Your goal: Sort through the entries below and pull out lines containing the word "standalone".

Data for this exercise:
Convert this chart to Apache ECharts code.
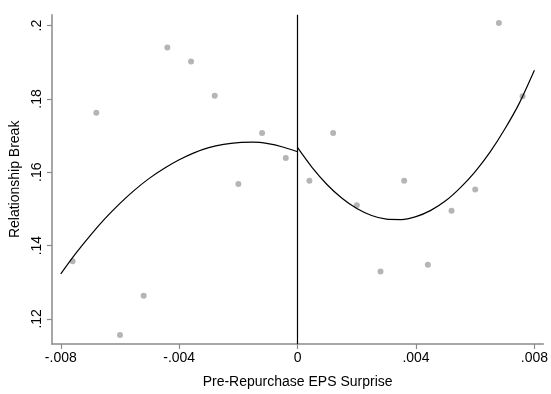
<!DOCTYPE html>
<html>
<head>
<meta charset="utf-8">
<script src="https://cdn.jsdelivr.net/npm/echarts@6/dist/echarts.min.js"></script>
<style>
html,body{margin:0;padding:0;background:#fff;}
#chart{width:551px;height:394px;}
</style>
</head>
<body>
<div id="chart"></div>
<script>
// Scatter bins
const binX = [-0.0076,-0.0068,-0.0060,-0.0052,-0.0044,-0.0036,-0.0028,-0.0020,-0.0012,-0.0004,
              0.0004,0.0012,0.0020,0.0028,0.0036,0.0044,0.0052,0.0060,0.0068,0.0076];
const binY = [0.1357,0.1762,0.1156,0.1263,0.1940,0.1902,0.1809,0.1568,0.1707,0.1639,
              0.1577,0.1707,0.1510,0.1329,0.1577,0.1348,0.1495,0.1553,0.2007,0.1807];
// Fitted curve, left of cutoff
const leftFitX = [-0.008,-0.0075,-0.007,-0.0065,-0.006,-0.0055,-0.005,-0.0045,-0.004,
                  -0.0035,-0.003,-0.0025,-0.002,-0.0015,-0.001,-0.0005,0];
const leftFitY = [0.1323,0.1378,0.1428,0.1474,0.1515,0.1552,0.1584,0.1611,0.1634,
                  0.1653,0.1667,0.1676,0.1681,0.1682,0.1678,0.1669,0.1656];
// Fitted curve, right of cutoff
const rightFitX = [0,0.0005,0.001,0.0015,0.002,0.0025,0.003,0.0035,0.004,
                   0.0045,0.005,0.0055,0.006,0.0065,0.007,0.0075,0.008];
const rightFitY = [0.1667,0.1612,0.1566,0.1529,0.1501,0.1482,0.1472,0.1471,0.1479,
                   0.1496,0.1522,0.1558,0.1602,0.1655,0.1718,0.1790,0.1878];
// Ticks
const xTicks = [-0.008,-0.004,0,0.004,0.008];
const yTicks = [0.12,0.14,0.16,0.18,0.2];
const cutoff = 0;

function fmt(v){
  const r = Math.round(v*1000000)/1000000;
  if (r === 0) return '0';
  let s = String(r);
  return s.replace(/^(-?)0\./, '$1.');
}
const zip = (a,b) => a.map((v,i)=>[v,b[i]]);

const chart = echarts.init(document.getElementById('chart'), null, {renderer:'canvas'});
const axisColor = '#8a8a8a';
const font = 'Liberation Sans, Arial, sans-serif';
chart.setOption({
  animation:false,
  backgroundColor:'#ffffff',
  grid:{left:49.3, right:7, top:14.7, bottom:38.7, containLabel:false},
  xAxis:{
    type:'value', min:-0.0083, max:0.0083,
    name:'Pre-Repurchase EPS Surprise', nameLocation:'middle', nameGap:31,
    nameTextStyle:{fontFamily:font, fontSize:14, color:'#000'},
    axisLine:{show:true, onZero:false, lineStyle:{color:axisColor, width:1.5}},
    axisTick:{show:true, length:5, customValues:xTicks, lineStyle:{color:axisColor, width:1.2}},
    axisLabel:{customValues:xTicks, formatter:fmt, fontFamily:font, fontSize:14, color:'#000', margin:7},
    splitLine:{show:false}
  },
  yAxis:{
    type:'value', min:0.11315, max:0.20298,
    name:'Relationship Break', nameLocation:'middle', nameGap:25, nameRotate:90,
    nameTextStyle:{fontFamily:font, fontSize:14, color:'#000'},
    axisLine:{show:true, onZero:false, lineStyle:{color:axisColor, width:1.5}},
    axisTick:{show:true, length:5, customValues:yTicks, lineStyle:{color:axisColor, width:1.2}},
    axisLabel:{customValues:yTicks, formatter:fmt, rotate:90, fontFamily:font, fontSize:14, color:'#000', margin:8},
    splitLine:{show:false}
  },
  series:[
    {type:'scatter', data:zip(binX,binY), symbol:'circle', symbolSize:6,
     itemStyle:{color:'#a3a3a3'}, z:2},
    {type:'line', data:zip(leftFitX,leftFitY), smooth:0.25, symbol:'none',
     lineStyle:{color:'#000', width:1.2}, z:3},
    {type:'line', data:zip(rightFitX,rightFitY), smooth:0.25, symbol:'none',
     lineStyle:{color:'#000', width:1.2}, z:3,
     markLine:{silent:true, symbol:'none', label:{show:false},
       lineStyle:{color:'#000', width:1.2, type:'solid'},
       data:[{xAxis:cutoff}]}}
  ]
});
</script>
</body>
</html>
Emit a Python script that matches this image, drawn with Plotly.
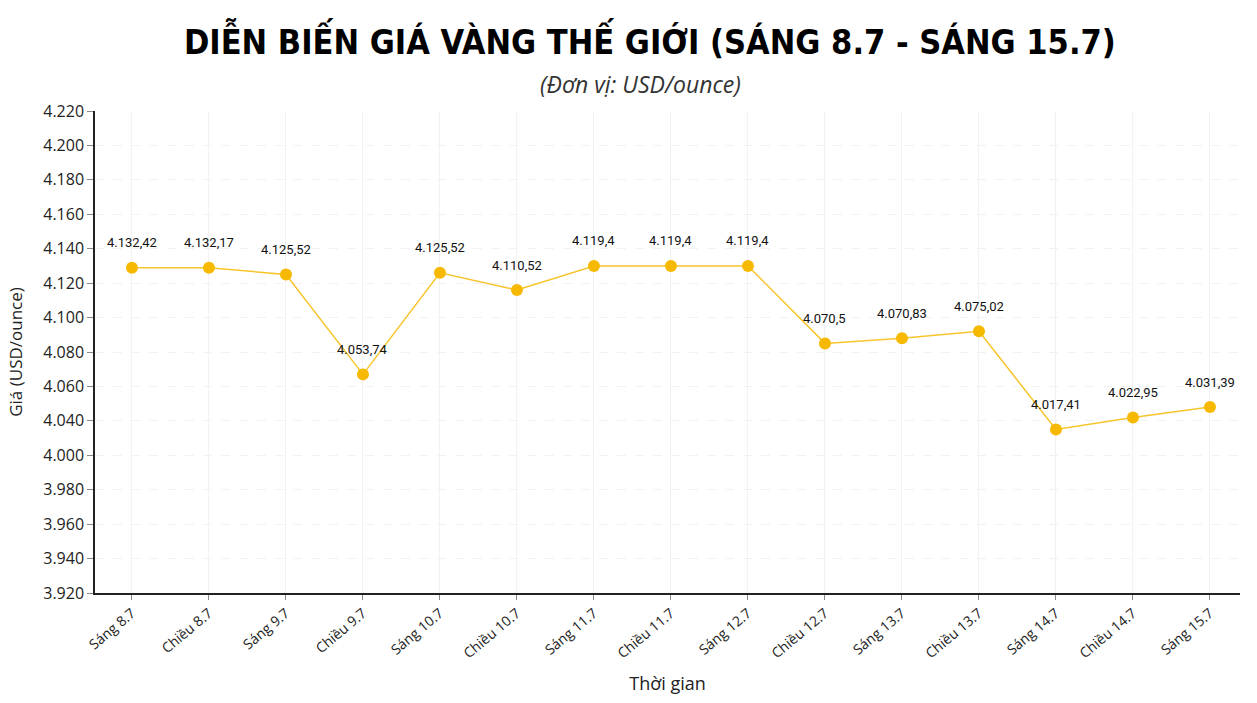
import plotly.graph_objects as go

categories = ["Sáng 8.7", "Chiều 8.7", "Sáng 9.7", "Chiều 9.7", "Sáng 10.7", "Chiều 10.7",
              "Sáng 11.7", "Chiều 11.7", "Sáng 12.7", "Chiều 12.7", "Sáng 13.7", "Chiều 13.7",
              "Sáng 14.7", "Chiều 14.7", "Sáng 15.7"]
# plotted positions (in the axis' own tick scale)
plot_values = [4129, 4129, 4125, 4067, 4126, 4116, 4130, 4130, 4130, 4085, 4088, 4092, 4035, 4042, 4048]
value_labels = ["4.132,42", "4.132,17", "4.125,52", "4.053,74", "4.125,52", "4.110,52",
                "4.119,4", "4.119,4", "4.119,4", "4.070,5", "4.070,83", "4.075,02",
                "4.017,41", "4.022,95", "4.031,39"]
tick_vals = [4220, 4200, 4180, 4160, 4140, 4120, 4100, 4080, 4060, 4040, 4020, 4000, 3980, 3960, 3940]
tick_text = ["4.220", "4.200", "4.180", "4.160", "4.140", "4.120", "4.100", "4.080", "4.060",
             "4.040", "4.000", "3.980", "3.960", "3.940", "3.920"]

LINE = "#F7C52B"
MARK = "#F6B900"
FONT = "Open Sans, Noto Sans, sans-serif"

fig = go.Figure()
fig.add_trace(go.Scatter(
    x=categories, y=plot_values, mode="lines+markers",
    line=dict(color=LINE, width=1.5),
    marker=dict(color=MARK, size=12),
    hoverinfo="skip", showlegend=False,
))

for c, v, t in zip(categories, plot_values, value_labels):
    fig.add_annotation(x=c, y=v, text=t, showarrow=False, yshift=25,
                       font=dict(family="Roboto, sans-serif", size=13, color="#111111"))

fig.update_layout(
    width=1257, height=703,
    margin=dict(l=95, r=17, t=111, b=110),
    paper_bgcolor="white", plot_bgcolor="white",
    title=dict(text="<b>DIỄN BIẾN GIÁ VÀNG THẾ GIỚI (SÁNG 8.7 - SÁNG 15.7)</b>",
               x=0.517, xanchor="center", y=0.94, yanchor="middle",
               font=dict(family="DejaVu Sans Condensed, DejaVu Sans, sans-serif", size=34, color="#000000")),
)
fig.add_annotation(xref="paper", yref="paper", x=0.476, y=1.0, yshift=45, showarrow=False,
                   text="<i>(Đơn vị: USD/ounce)</i>",
                   font=dict(family=FONT, size=23, color="#333333"))

fig.update_xaxes(
    type="category", range=[-0.48, 14.39],
    showline=True, linecolor="#222222", linewidth=1.5,
    ticks="outside", ticklen=5, tickcolor="#888888",
    tickangle=-40, tickfont=dict(family=FONT, size=14, color="#222222"),
    showgrid=True, gridcolor="#F2F2F2", gridwidth=1,
    title=dict(text="Thời gian", font=dict(family=FONT, size=18, color="#222222"), standoff=16),
)
fig.update_yaxes(
    range=[3940, 4220], tickvals=tick_vals, ticktext=tick_text,
    showline=True, linecolor="#222222", linewidth=1.5,
    ticks="outside", ticklen=6, tickcolor="#888888",
    tickfont=dict(family=FONT, size=16, color="#222222"),
    showgrid=True, gridcolor="#F2F2F2", gridwidth=1, griddash="dash",
    zeroline=False,
    title=dict(text="Giá (USD/ounce)", font=dict(family=FONT, size=17, color="#222222"), standoff=16),
)

fig.write_html("out.html")
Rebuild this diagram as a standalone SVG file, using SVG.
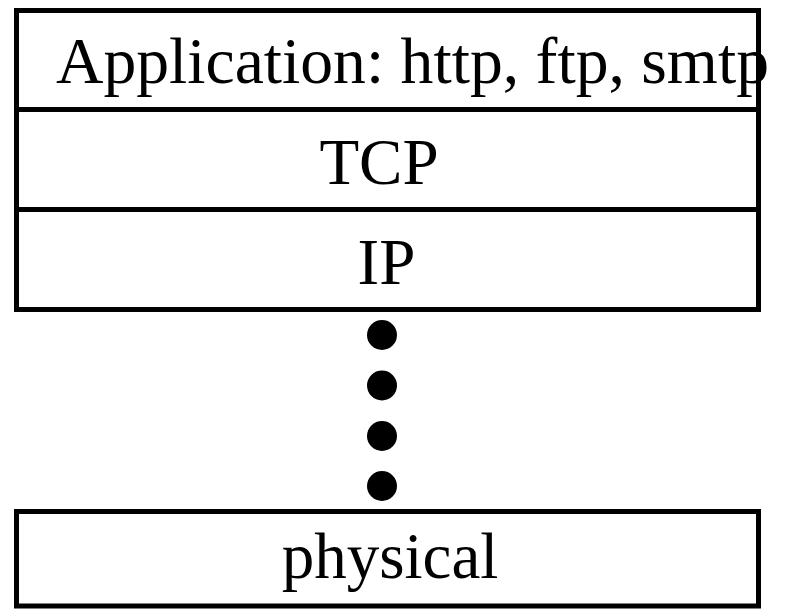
<svg xmlns="http://www.w3.org/2000/svg" width="787" height="610" viewBox="0 0 787 610">
<style>
.box{fill:#fff;stroke:#000;stroke-width:5}
.lbl{font-family:"Liberation Serif","Times New Roman",serif;font-size:65px;fill:#000}
.dot{fill:#000}
</style>
<rect width="787" height="610" fill="#fff"/>
<g id="tcp"><rect class="box" x="16.5" y="109.5" width="742" height="100"/><text class="lbl" x="379" y="184" text-anchor="middle">TCP</text></g>
<g id="ip"><rect class="box" x="16.5" y="209.5" width="742" height="100"/><text class="lbl" x="386.5" y="284" text-anchor="middle">IP</text></g>
<g id="app"><rect class="box" x="16.5" y="10.5" width="742" height="99"/><text class="lbl" x="56" y="83" textLength="713" lengthAdjust="spacingAndGlyphs">Application: http, ftp, smtp</text></g>
<g id="dots"><circle class="dot" cx="382" cy="335" r="15"/><circle class="dot" cx="382" cy="385.5" r="15"/><circle class="dot" cx="382" cy="436" r="15"/><circle class="dot" cx="382" cy="486" r="15"/></g>
<g id="physical"><rect class="box" x="16.5" y="511.5" width="742" height="94.5"/><text class="lbl" x="390" y="578" text-anchor="middle">physical</text></g>
<g id="connectors"></g>
</svg>
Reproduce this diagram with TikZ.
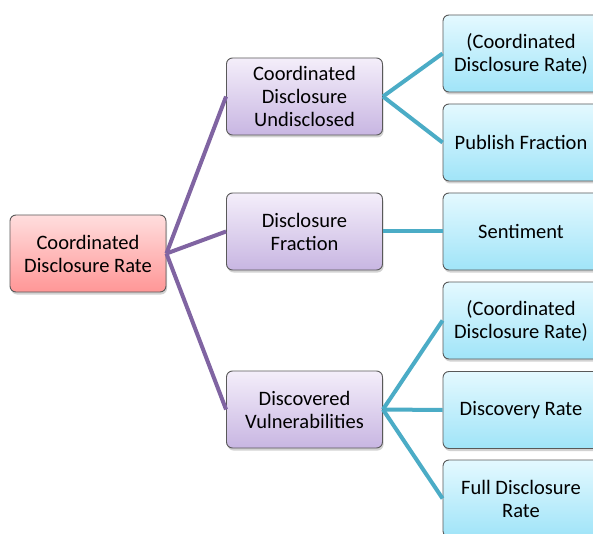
\documentclass[tikz,border=0pt]{standalone}
\usepackage{fontspec}
\setmainfont{Carlito}
\usepackage{xcolor}
\usepackage{tikz}
\usetikzlibrary{shadows}

\definecolor{rootlight}{RGB}{255, 222, 222}
\definecolor{rootdark}{RGB}{255, 150, 150}
\definecolor{midlight}{RGB}{244, 238, 250}
\definecolor{middark}{RGB}{200, 182, 226}
\definecolor{leaflight}{RGB}{228, 249, 255}
\definecolor{leafdark}{RGB}{160, 228, 248}
\definecolor{treepurple}{RGB}{128, 100, 162}
\definecolor{treeteal}{RGB}{75, 172, 198}

\begin{document}
\begin{tikzpicture}[x=1pt, y=-1pt,
  font=\fontsize{20.5}{23}\selectfont,
  box/.style={draw=black!65, line width=0.9pt, rounded corners=6pt,
    minimum width=156pt, minimum height=77pt, align=center, inner sep=2pt,
    drop shadow={shadow xshift=1pt, shadow yshift=-2.5pt, opacity=0.35}},
  rootbox/.style={box, top color=rootlight, bottom color=rootdark},
  midbox/.style={box, top color=midlight, bottom color=middark},
  leafbox/.style={box, top color=leaflight, bottom color=leafdark},
  purpleline/.style={treepurple, line width=4pt},
  tealline/.style={treeteal, line width=4pt}]
  \clip (0,0) rectangle (593,534);
  \fill[white] (0,0) rectangle (593,534);

  % root
  \node[rootbox] (rate) at (88,253.5) {Coordinated\\Disclosure Rate};

  % middle level
  \node[midbox] (undisc) at (304.5,96.5) {Coordinated\\Disclosure\\Undisclosed};
  \node[midbox] (frac) at (304.5,231.5) {Disclosure\\Fraction};
  \node[midbox] (vulns) at (304.5,409.5) {Discovered\\Vulnerabilities};

  % leaves
  \node[leafbox] (rateA) at (521,53.5) {(Coordinated\\Disclosure Rate)};
  \node[leafbox] (publish) at (521,142.5) {Publish Fraction};
  \node[leafbox] (sent) at (521,231.5) {Sentiment};
  \node[leafbox] (rateB) at (521,320.5) {(Coordinated\\Disclosure Rate)};
  \node[leafbox] (discov) at (521,410) {Discovery Rate};
  \node[leafbox] (full) at (521,498.5) {Full Disclosure\\Rate};

  % connectors
  \foreach \m in {undisc, frac, vulns}
    \draw[purpleline] (rate.east) -- (\m.west);
  \foreach \l in {rateA, publish}
    \draw[tealline] (undisc.east) -- (\l.west);
  \draw[tealline] (frac.east) -- (sent.west);
  \foreach \l in {rateB, discov, full}
    \draw[tealline] (vulns.east) -- (\l.west);
\end{tikzpicture}
\end{document}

Reply:
Rebuild this diagram as a standalone SVG file, using SVG.
\documentclass[tikz,border=0pt]{standalone}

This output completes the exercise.